Thanks guys - I appreciate you both taking the time to respond to what surely must seem like a remedial question. Chuck, you would make an excellent teacher as you have responded over time to a number of my queries and always have the ability to provide information in a very accessible and simplified manner. Thank you! In particular, I was trying to avoid getting into the whole class A vs. AB thing as frankly I don't understand it. I don;t care what class something is operating in, all I care it that (1) it sounds good to me and (2) I am not burning up tubes like firecrackers!

Thanks. But I don't think I would make such a great teacher. I'm no EE and the reason I explain things as I do is because that's how I understand them. Learning what I know (which is really quite limited) has been a long slow process because when these techs here start talking in that cryptic electronics lingo filled with shorthand (sometimes written with a "latin" font to make it seem even more cryptic) and math that has squigly lines and as many letters as numbers, that vien in my head starts to show.

I see this end of our craft as a discipline much like learning how to read sheet music as well as scale, chord and inversion relationships. It's just a different language that I need to learn if I ever want to take it to the next level. I just haven't prioritized it yet. But I would recommend it to you if you have the time and desire. If you do there is voluminous info to be had in books. Many of which I own and half of what's in them remains illegible to me.

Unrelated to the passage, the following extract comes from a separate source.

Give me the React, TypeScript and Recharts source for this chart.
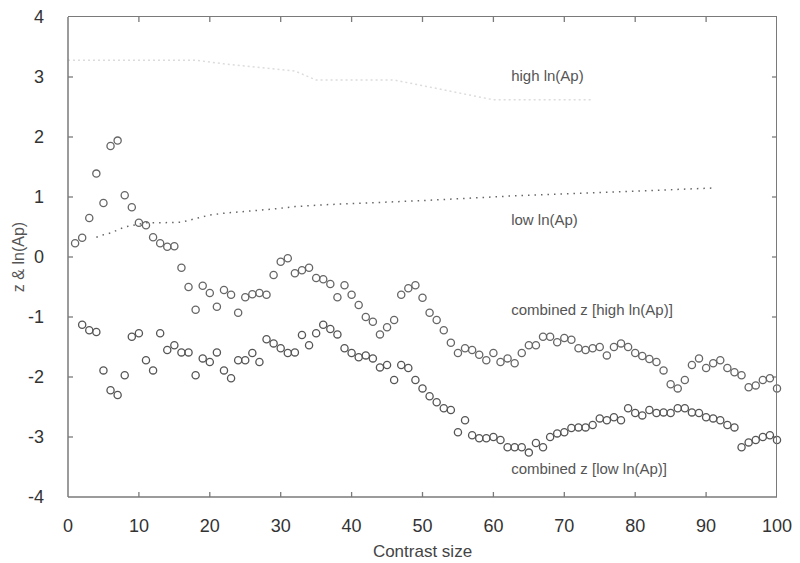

If I have anything to teach, other than "do as I say, not as I do", it would be to educate yourself in the language of this craft. Much of the math is basic algebra but you'll need calculus too (occasionally you'll see over zealous formulas exploiting geomertry and trig, but not usually). Then there's the shorthand and the relationships that are also written in shorthand and then inserted into these equations. Learn this and you'll already be beyond my knowledge via what you can access from books.

2C

Chuck

Just to add... I'm currently working on an attenuator design that can work as a post power amp EQ with wide range BASS, MIDDLE and TREBLE controls. Others have done it but with limited success IMHO. I have a good model on paper that should out perform anything currently available (though I doubt it could be effectively marketed due to expense and demand). Point is, while ohms law can get me through a lot of this project I do not know the formulas for determining the inductor and cap values (as well as some other nuances I'd like to polish up) so I'm stuck using limited modeling tools such as I'm able to find on line that are often not up to the task. I've looked into SPICE but even that begins to confuse me before I can render it useful. So, while I have grand ideas my knowledge is too limited to bring them full circle. The amount of time wasted trying to approximate values and then the trial and error process makes designing very frustrating and expensive.

I've even considered starting a mod and repair service to supplement my income in these hard economic times. But because I am transistor impaired and CAN'T LEARN IT due to my ignorance of the math and lingo I can't do that.

Just a little more to consider as you decide how YOU will approach this "hobby".